Kenneth Looking Glass, a Comanche Vietnam veteran from Apache, Oklahoma, makes the trek to North Texas and elsewhere to drum and sing when called upon.

His drum, made of bull hide, is about 14 inches deep. Looking Glass’ son Jimbo, 40, also drums and sings. Both men have been singing and dancing since childhood.

Sometimes, they’ll drum in ceremonies at Traders Village, at the University of Texas at Arlington and in Waco, but Looking Glass was headed to Albuquerque, New Mexico, over Memorial Day weekend when he talked with the Dallas Observer.

“We powwow Southern style for fancy dancers, women in buckskin. We sing everything,” he says. “Fancy shawl or fancy war dance, Northern traditional men or ladies jingle dress, me and my son and whoever sings with us.”

Looking Glass says they’ve “been around long enough to learn all the songs,” including Comanche, Kiowa, Ponca, Pawnee and Oto. The 72-year-old has about 30 original songs, but they’re not  available on CD.

“People want to record us,” he says. “But they want us to be under contract and not sing for nobody but them. I can’t do that. I can’t be isolated to somebody when I go all over the country.”

Looking Glass’ great-grandfather, Big Looking Glass, was also a traveling man. He traveled on horseback along the Mississippi River and the Gulf Coast and into the Rocky Mountains and Mexico.

“If a white man seen him, they wouldn’t see him another day because he was wicked,” he says. “People were scared of him — even the Indians were. He was a warrior.”

Although his Native American elders didn’t like talking much about the past, Looking Glass says that by listening to their stories, he learned how his great-grandfather had ridden into Monterrey, Mexico, after it was raided.

“Whenever they got there,” he says, “all they did was bury their dead.”

Big Looking Glass gave a Mexican boy who had survived the raid to Watchacote, one of his braves, and told him to find someone to keep the boy. When no other survivors could be found, Big Looking Glass raised the boy as his son. He was trained as a warrior and became a great horseman. Later, when the boy became a teenager, members of the Kiowa tribe wanted to swap about half a dozen horses for the boy.

“My great grandpa said no,” Looking Glass says. “He’s not for sale. He’s my son. He’s not a captive.”

However, as the Kiowa were leaving, the boy told Big Looking Glass that he wanted him to have all the gifts, and he would go willingly with the Kiowa. After a pipe ceremony, Big Looking Glass accepted the gifts under the condition that the boy be treated well.

“They treated him good," Looking Glass says, “because he was a horse trainer. When he returned a year later, he had a child.”

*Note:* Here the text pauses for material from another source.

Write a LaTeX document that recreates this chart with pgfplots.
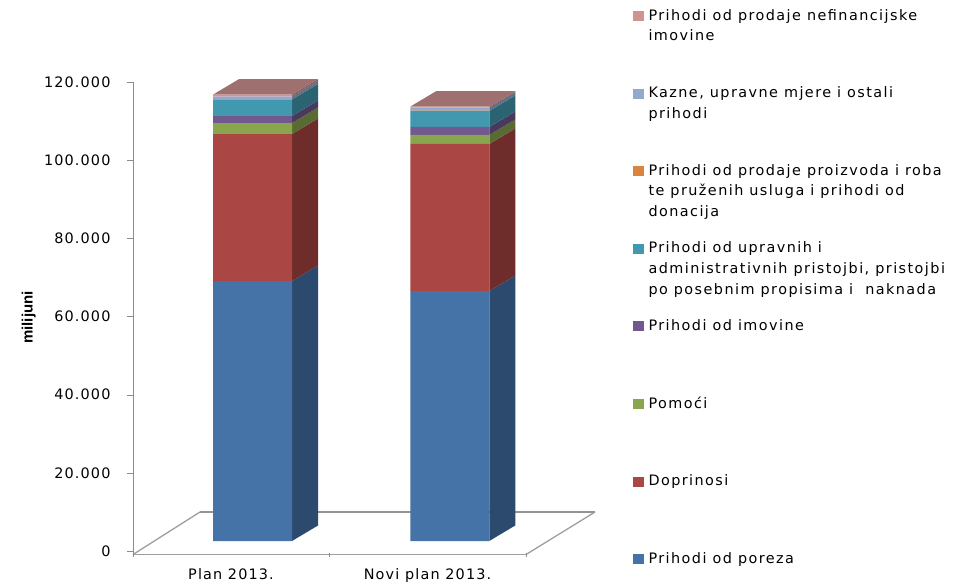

The child became an educated man and asked his father where he came from because he spoke Kiowa, Comanche and Spanish. He discovered his father was from Monterrey, and his name was Stefan Stabler.

There were also stories of Big Looking Glass killing an alligator in the Mississippi River with a travois pole and keeping a tooth that would be taken out occasionally and ground for use in medicine.

“Because it was a big, powerful animal,” he explained, they would put it in their food and drink to take on the animal’s power.

Looking Glass says his great-grandfather also rode out a storm with his horse inside a giant sea turtle shell near the Texas coast.

“He told his braves he and his horse went in a turtle house,” Looking Glass says. “This is family history. Nothing in books.”

Later, Looking Glass demonstrated his vocals in a gourd dance song and talked about how he enjoyed telling his stories and jokes at powwows.

“I just like meeting people, sharing my talent, my music,” he says.